#### Given request:
Write the data out again exactly, with no pictures.

#### Dataset content:
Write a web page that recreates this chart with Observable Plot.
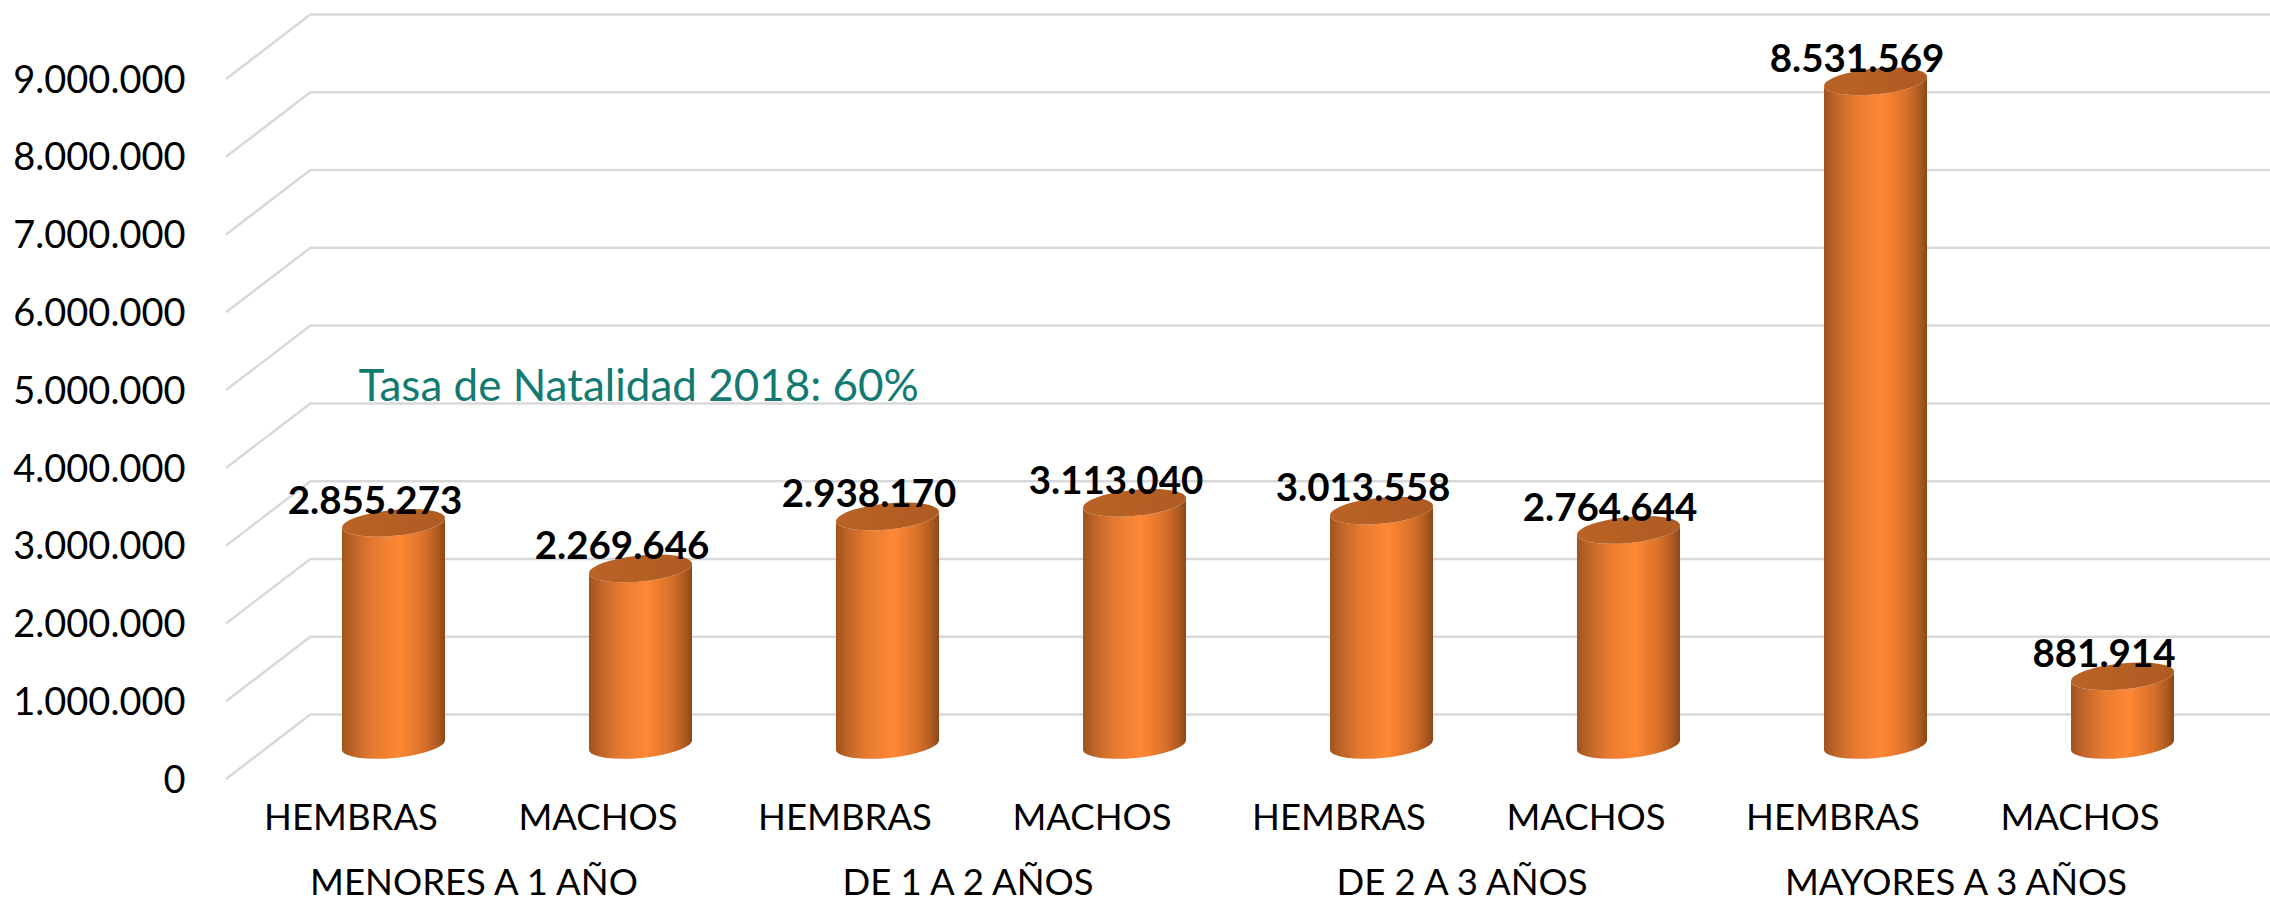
<!DOCTYPE html>
<html>
<head>
<meta charset="utf-8">
<script src="https://cdn.jsdelivr.net/npm/d3@7"></script>
<script src="https://cdn.jsdelivr.net/npm/@observablehq/plot@0.6"></script>
<style>
html,body{margin:0;padding:0;background:#fff}
svg{display:block}
</style>
</head>
<body>
<div id="chart"></div>
<script>
const groups = ["MENORES A 1 AÑO", "DE 1 A 2 AÑOS", "DE 2 A 3 AÑOS", "MAYORES A 3 AÑOS"];
const sexes = ["HEMBRAS", "MACHOS"];
const values = [2855273, 2269646, 2938170, 3113040, 3013558, 2764644, 8531569, 881914];
const yTicks = [0, 1000000, 2000000, 3000000, 4000000, 5000000, 6000000, 7000000, 8000000, 9000000];
const note = "Tasa de Natalidad 2018: 60%";

const rows = values.map((v, i) => ({
  key: i,
  sex: sexes[i % 2],
  group: groups[Math.floor(i / 2)],
  value: v
}));
const fmt = d3.formatLocale({decimal: ",", thousands: ".", grouping: [3], currency: ["", ""]}).format(",");
const font = "Lato, Carlito, Calibri, sans-serif";

const FRONT_DX = -85, FRONT_DY = 65;   // depth of the 3D floor
const BAR_DY = 31, TILT = 5, RY = 13;  // cylinder placement and ellipse shape

function slants(index, {y}, values, {marginLeft}) {
  const g = d3.create("svg:g");
  g.selectAll("line").data(yTicks).join("line")
    .attr("x1", marginLeft).attr("x2", marginLeft + FRONT_DX)
    .attr("y1", d => y(d)).attr("y2", d => y(d) + FRONT_DY)
    .attr("stroke", "#d9d9d9").attr("stroke-width", 2.5);
  return g.node();
}

function cylinders(index, {x, y}) {
  const g = d3.create("svg:g");
  const defs = g.append("defs");
  const body = defs.append("linearGradient").attr("id", "cyl-body");
  [[0, "#a0531d"], [0.12, "#c0662a"], [0.3, "#e67a30"], [0.56, "#ff8835"], [0.8, "#d87029"], [0.93, "#ae5a20"], [1, "#8a4718"]]
    .forEach(([o, c]) => body.append("stop").attr("offset", o).attr("stop-color", c));
  const top = defs.append("linearGradient").attr("id", "cyl-top");
  [[0, "#bb6326"], [1, "#ae5b22"]]
    .forEach(([o, c]) => top.append("stop").attr("offset", o).attr("stop-color", c));
  const w = x.bandwidth();
  const rx = Math.hypot(w / 2, TILT);
  const rot = -Math.atan2(TILT, w / 2) * 180 / Math.PI;
  for (const r of rows) {
    const xl = x(r.key), xr = xl + w;
    const yt = y(r.value) + BAR_DY, yb = y(0) + BAR_DY;
    g.append("path")
      .attr("fill", "url(#cyl-body)")
      .attr("d", `M${xl},${yt + TILT}L${xl},${yb + TILT}A${rx},${RY} ${rot} 0 0 ${xr},${yb - TILT}L${xr},${yt - TILT}A${rx},${RY} ${rot} 0 1 ${xl},${yt + TILT}Z`);
    g.append("ellipse")
      .attr("fill", "url(#cyl-top)")
      .attr("cx", xl + w / 2).attr("cy", yt)
      .attr("rx", rx).attr("ry", RY)
      .attr("transform", `rotate(${rot} ${xl + w / 2} ${yt})`);
  }
  return g.node();
}

const plot = Plot.plot({
  width: 2270,
  height: 903,
  marginLeft: 311,
  marginRight: 0,
  marginTop: 14,
  marginBottom: 189,
  style: {fontFamily: font, background: "#fff"},
  x: {type: "band", axis: null, domain: rows.map(d => d.key), range: [268, 2248], paddingInner: 0.584, paddingOuter: 0.292, align: 0.5},
  y: {domain: [0, 9000000], range: [714, 14]},
  marks: [
    Plot.ruleY(yTicks, {stroke: "#d9d9d9", strokeWidth: 2.5, strokeOpacity: 1}),
    slants,
    cylinders,
    Plot.axisY(yTicks, {
      anchor: "left", label: null, tickSize: 0, tickFormat: fmt,
      fontSize: 38, fill: "#000", color: "#000", dx: -126, dy: 66, textAnchor: "end", tickPadding: 0
    }),
    Plot.text(rows, {
      x: "key", y: "value", text: d => fmt(d.value),
      fontSize: 38.5, fontWeight: 700, fill: "#000", dx: -19, dy: 9
    }),
    Plot.text(rows, {
      x: "key", text: "sex", frameAnchor: "bottom", dy: 115, dx: -43,
      fontSize: 36.5, fill: "#000"
    }),
    Plot.text(rows.filter(d => d.sex === sexes[0]), {
      x: "key", text: "group", frameAnchor: "bottom", dy: 180, dx: 80,
      fontSize: 36.5, fill: "#000"
    }),
    Plot.text([note], {
      text: d => d, frameAnchor: "top-left", dx: 47, dy: 355,
      textAnchor: "start", fontSize: 44, fill: "#127a70"
    })
  ]
});
document.getElementById("chart").append(plot);
</script>
</body>
</html>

#### Task response:
Write a web page that recreates this chart with Observable Plot.
<!DOCTYPE html>
<html>
<head>
<meta charset="utf-8">
<script src="https://cdn.jsdelivr.net/npm/d3@7"></script>
<script src="https://cdn.jsdelivr.net/npm/@observablehq/plot@0.6"></script>
<style>
html,body{margin:0;padding:0;background:#fff}
svg{display:block}
</style>
</head>
<body>
<div id="chart"></div>
<script>
const groups = ["MENORES A 1 AÑO", "DE 1 A 2 AÑOS", "DE 2 A 3 AÑOS", "MAYORES A 3 AÑOS"];
const sexes = ["HEMBRAS", "MACHOS"];
const values = [2855273, 2269646, 2938170, 3113040, 3013558, 2764644, 8531569, 881914];
const yTicks = [0, 1000000, 2000000, 3000000, 4000000, 5000000, 6000000, 7000000, 8000000, 9000000];
const note = "Tasa de Natalidad 2018: 60%";

const rows = values.map((v, i) => ({
  key: i,
  sex: sexes[i % 2],
  group: groups[Math.floor(i / 2)],
  value: v
}));
const fmt = d3.formatLocale({decimal: ",", thousands: ".", grouping: [3], currency: ["", ""]}).format(",");
const font = "Lato, Carlito, Calibri, sans-serif";

const FRONT_DX = -85, FRONT_DY = 65;   // depth of the 3D floor
const BAR_DY = 31, TILT = 5, RY = 13;  // cylinder placement and ellipse shape

function slants(index, {y}, values, {marginLeft}) {
  const g = d3.create("svg:g");
  g.selectAll("line").data(yTicks).join("line")
    .attr("x1", marginLeft).attr("x2", marginLeft + FRONT_DX)
    .attr("y1", d => y(d)).attr("y2", d => y(d) + FRONT_DY)
    .attr("stroke", "#d9d9d9").attr("stroke-width", 2.5);
  return g.node();
}

function cylinders(index, {x, y}) {
  const g = d3.create("svg:g");
  const defs = g.append("defs");
  const body = defs.append("linearGradient").attr("id", "cyl-body");
  [[0, "#a0531d"], [0.12, "#c0662a"], [0.3, "#e67a30"], [0.56, "#ff8835"], [0.8, "#d87029"], [0.93, "#ae5a20"], [1, "#8a4718"]]
    .forEach(([o, c]) => body.append("stop").attr("offset", o).attr("stop-color", c));
  const top = defs.append("linearGradient").attr("id", "cyl-top");
  [[0, "#bb6326"], [1, "#ae5b22"]]
    .forEach(([o, c]) => top.append("stop").attr("offset", o).attr("stop-color", c));
  const w = x.bandwidth();
  const rx = Math.hypot(w / 2, TILT);
  const rot = -Math.atan2(TILT, w / 2) * 180 / Math.PI;
  for (const r of rows) {
    const xl = x(r.key), xr = xl + w;
    const yt = y(r.value) + BAR_DY, yb = y(0) + BAR_DY;
    g.append("path")
      .attr("fill", "url(#cyl-body)")
      .attr("d", `M${xl},${yt + TILT}L${xl},${yb + TILT}A${rx},${RY} ${rot} 0 0 ${xr},${yb - TILT}L${xr},${yt - TILT}A${rx},${RY} ${rot} 0 1 ${xl},${yt + TILT}Z`);
    g.append("ellipse")
      .attr("fill", "url(#cyl-top)")
      .attr("cx", xl + w / 2).attr("cy", yt)
      .attr("rx", rx).attr("ry", RY)
      .attr("transform", `rotate(${rot} ${xl + w / 2} ${yt})`);
  }
  return g.node();
}

const plot = Plot.plot({
  width: 2270,
  height: 903,
  marginLeft: 311,
  marginRight: 0,
  marginTop: 14,
  marginBottom: 189,
  style: {fontFamily: font, background: "#fff"},
  x: {type: "band", axis: null, domain: rows.map(d => d.key), range: [268, 2248], paddingInner: 0.584, paddingOuter: 0.292, align: 0.5},
  y: {domain: [0, 9000000], range: [714, 14]},
  marks: [
    Plot.ruleY(yTicks, {stroke: "#d9d9d9", strokeWidth: 2.5, strokeOpacity: 1}),
    slants,
    cylinders,
    Plot.axisY(yTicks, {
      anchor: "left", label: null, tickSize: 0, tickFormat: fmt,
      fontSize: 38, fill: "#000", color: "#000", dx: -126, dy: 66, textAnchor: "end", tickPadding: 0
    }),
    Plot.text(rows, {
      x: "key", y: "value", text: d => fmt(d.value),
      fontSize: 38.5, fontWeight: 700, fill: "#000", dx: -19, dy: 9
    }),
    Plot.text(rows, {
      x: "key", text: "sex", frameAnchor: "bottom", dy: 115, dx: -43,
      fontSize: 36.5, fill: "#000"
    }),
    Plot.text(rows.filter(d => d.sex === sexes[0]), {
      x: "key", text: "group", frameAnchor: "bottom", dy: 180, dx: 80,
      fontSize: 36.5, fill: "#000"
    }),
    Plot.text([note], {
      text: d => d, frameAnchor: "top-left", dx: 47, dy: 355,
      textAnchor: "start", fontSize: 44, fill: "#127a70"
    })
  ]
});
document.getElementById("chart").append(plot);
</script>
</body>
</html>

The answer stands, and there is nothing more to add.